Perhaps he might help her choose her own casket!
She said nothing.

“Do you know where you are?”

She said, “In an insane asylum.”

“We don’t use that term nowadays,” Jan Pretre said. “This is a private institution, Prairie Hill Mental Hospital, and you’re my patient. How long have you been here, Beth?”

“Monday,” she said. “That’s when they brought me here.”

“Very good,” Jan Pretre nodded. He folded his arms across his chest. “You’re far more in touch with reality today than you have been, Beth. Now, can you tell me what day of the week this is?”

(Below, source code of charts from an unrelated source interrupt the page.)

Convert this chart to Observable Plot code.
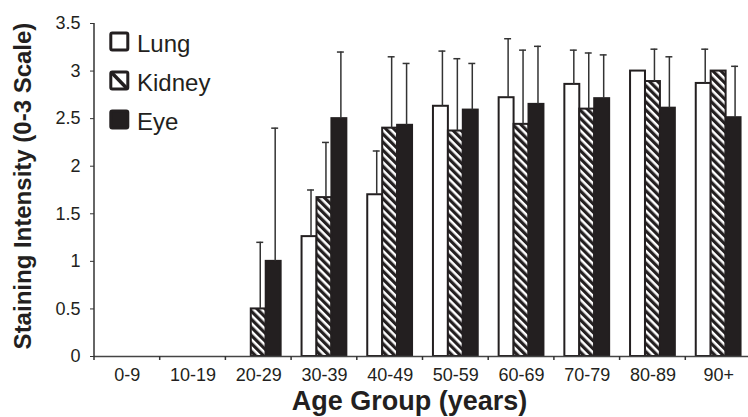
<!DOCTYPE html>
<html>
<head>
<meta charset="utf-8">
<script src="https://cdn.jsdelivr.net/npm/d3@7"></script>
<script src="https://cdn.jsdelivr.net/npm/@observablehq/plot@0.6"></script>
<style>
  body { margin: 0; background: #fff; }
  #chart { width: 748px; height: 417px; overflow: hidden; }
</style>
</head>
<body>
<div id="chart"></div>
<script>
// ---- data ----
const categories = ["0-9", "10-19", "20-29", "30-39", "40-49", "50-59", "60-69", "70-79", "80-89", "90+"];
const series = ["Lung", "Kidney", "Eye"];
const lungValues   = [null, null, null, 1.26, 1.70, 2.63, 2.72, 2.86, 3.00, 2.87];
const lungErrors   = [null, null, null, 0.49, 0.46, 0.58, 0.62, 0.36, null, 0.36];
const kidneyValues = [null, null, 0.50, 1.67, 2.40, 2.37, 2.44, 2.60, 2.89, 3.00];
const kidneyErrors = [null, null, 0.70, 0.58, 0.75, 0.76, 0.78, 0.59, 0.34, null];
const eyeValues    = [null, null, 1.00, 2.50, 2.43, 2.59, 2.65, 2.71, 2.61, 2.51];
const eyeErrors    = [null, null, 1.40, 0.70, 0.65, 0.49, 0.61, 0.46, 0.54, 0.54];
const yTicks = [0, 0.5, 1, 1.5, 2, 2.5, 3, 3.5];
const yTitle = "Staining Intensity (0-3 Scale)";
const xTitle = "Age Group (years)";

const valuesBySeries = [lungValues, kidneyValues, eyeValues];
const errorsBySeries = [lungErrors, kidneyErrors, eyeErrors];

// one row per category x series (missing values stay null so every facet exists)
const rows = [];
categories.forEach((cat, i) => {
  series.forEach((s, j) => {
    const v = valuesBySeries[j][i];
    const e = errorsBySeries[j][i];
    rows.push({cat, series: s, value: v, top: (v != null && e != null) ? v + e : null});
  });
});

const ink = "#231f20";
const font = "'Liberation Sans', Arial, Helvetica, sans-serif";

const plot = Plot.plot({
  width: 748,
  height: 417,
  marginLeft: 94,
  marginRight: -3,
  marginTop: 23,
  marginBottom: 61,
  style: {fontFamily: font, color: ink, background: "white", overflow: "visible"},
  fx: {domain: categories, padding: 0, round: false, label: null},
  x: {domain: series, paddingInner: 0, paddingOuter: 0.7, round: false, axis: null},
  y: {domain: [0, 3.5], label: null},
  color: {domain: series, range: ["white", "url(#hatch)", ink]},
  marks: [
    Plot.axisY({ticks: yTicks, tickSize: 4, tickPadding: 10, fontSize: 18, tickFormat: d => String(d), label: null, stroke: "#333"}),
    Plot.axisFx({anchor: "bottom", tickSize: 0, tickPadding: 12, fontSize: 18, label: null}),
    Plot.barY(rows, {fx: "cat", x: "series", y: "value", fill: "series", stroke: ink, strokeWidth: 2}),
    Plot.ruleX(rows, {fx: "cat", x: "series", y1: "value", y2: "top", stroke: "#333", strokeWidth: 1.5, dx: 1.5}),
    Plot.tickY(rows, {fx: "cat", x: "series", y: "top", stroke: "#333", strokeWidth: 1.5, insetLeft: 4, insetRight: 4, dx: 1.5}),
    Plot.ruleY([0], {stroke: "#444", strokeWidth: 1.5})
  ]
});

document.getElementById("chart").appendChild(plot);

// ---- decorations using the plot's own scales ----
const svg = d3.select(plot);
const defs = svg.insert("defs", ":first-child");
const pat = defs.append("pattern")
  .attr("id", "hatch")
  .attr("patternUnits", "userSpaceOnUse")
  .attr("width", 5.7).attr("height", 20)
  .attr("patternTransform", "rotate(-45)");
pat.append("rect").attr("width", 5.7).attr("height", 20).attr("fill", "white");
pat.append("rect").attr("width", 3.2).attr("height", 20).attr("fill", ink);

const fx = plot.scale("fx");
const y = plot.scale("y");
const y0 = y.apply(0), yTop = y.apply(3.5);
const xLeft = fx.apply(categories[0]);
const step = fx.bandwidth;

// y axis line
svg.append("line").attr("x1", xLeft).attr("x2", xLeft).attr("y1", y0 + 0.75).attr("y2", yTop)
  .attr("stroke", "#333").attr("stroke-width", 1.5);
// boundary ticks on the x axis
categories.concat([null]).forEach((c, i) => {
  const xx = xLeft + i * step;
  svg.append("line").attr("x1", xx).attr("x2", xx).attr("y1", y0).attr("y2", y0 + 4)
    .attr("stroke", "#333").attr("stroke-width", 1.5);
});

// axis titles
svg.append("text")
  .attr("transform", `translate(31,186) rotate(-90)`)
  .attr("text-anchor", "middle")
  .attr("font-family", font).attr("font-weight", "bold").attr("font-size", 24)
  .attr("fill", ink).text(yTitle);
svg.append("text")
  .attr("x", xLeft + step * categories.length / 2 - 13).attr("y", 410)
  .attr("text-anchor", "middle")
  .attr("font-family", font).attr("font-weight", "bold").attr("font-size", 27)
  .attr("fill", ink).text(xTitle);

// legend
const legendFills = ["white", "white", ink];
const lg = svg.append("g");
series.forEach((s, i) => {
  const base = 52 + i * 39;
  const g = lg.append("g");
  g.append("rect").attr("x", 110.8).attr("y", base - 19).attr("width", 17).attr("height", 17)
    .attr("fill", legendFills[i]).attr("stroke", ink).attr("stroke-width", 3).attr("rx", 1.5);
  if (s === "Kidney") {
    g.append("line").attr("x1", 111.5).attr("y1", base - 18.5).attr("x2", 127).attr("y2", base - 2.5)
      .attr("stroke", ink).attr("stroke-width", 3.5);
  }
  g.append("text").attr("x", 137).attr("y", base).attr("text-anchor", "start")
    .attr("font-family", font).attr("font-size", 24).attr("fill", ink).text(s);
});
</script>
</body>
</html>
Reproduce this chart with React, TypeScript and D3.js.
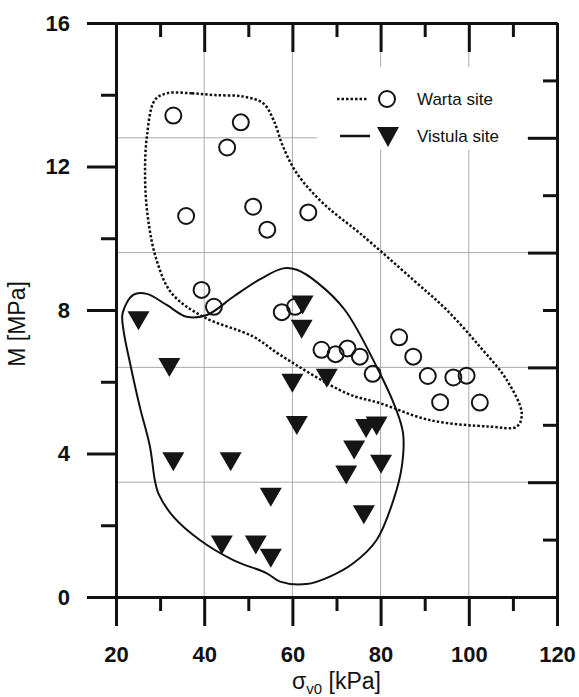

She thought about it. She wasn’t sure. Without a window in the room, no clock, the light, overhead that never went out, the constant dim illumination in the corridor, there were no ways to measure the passage of time. None of the people who unlocked the door to give her pills and shots answered her questions or even spoke to her. (And what were they drugging her with? Something that turned her blood to molasses and made it impossible to hold onto a single thought for more than an instant.)

“Don’t you know what today is?” Jan Pretre said.

“I know that you can’t keep me here. You have to let me out. I’m not a prisoner,” she said slowly and clumsily.

“No, you’re not,” agreed Jan Pretre. “You voluntarily committed yourself…”

“I did like hell!”

“That’s your signature on the admission forms, Beth.”

It was a memory or a dream or a fantasy
or an hallucination:
someone was telling her to sign something, that if she signed she would be safe and the girls would be safe and that everyone would be safe and she was signing, looking at her name and thinking
That is all there is left of me, there, on that line…

“I signed myself in so I can sign myself out!”

“You could indeed,” Jan Pretre said. He put his hand to his bearded chin. “I’ll bet a lawyer would have you released in an hour.” Then he glanced around the room. “What a shame, no telephone in here so you can seek legal counsel.”

Beth said nothing. She tried to think, but her mind was cluttered with bits of nonsense—a line from a nursery rhyme, the items on a shopping list, the remembrance of the way smooth stones glittered in sunlight as they lay in the shallow water of a stream.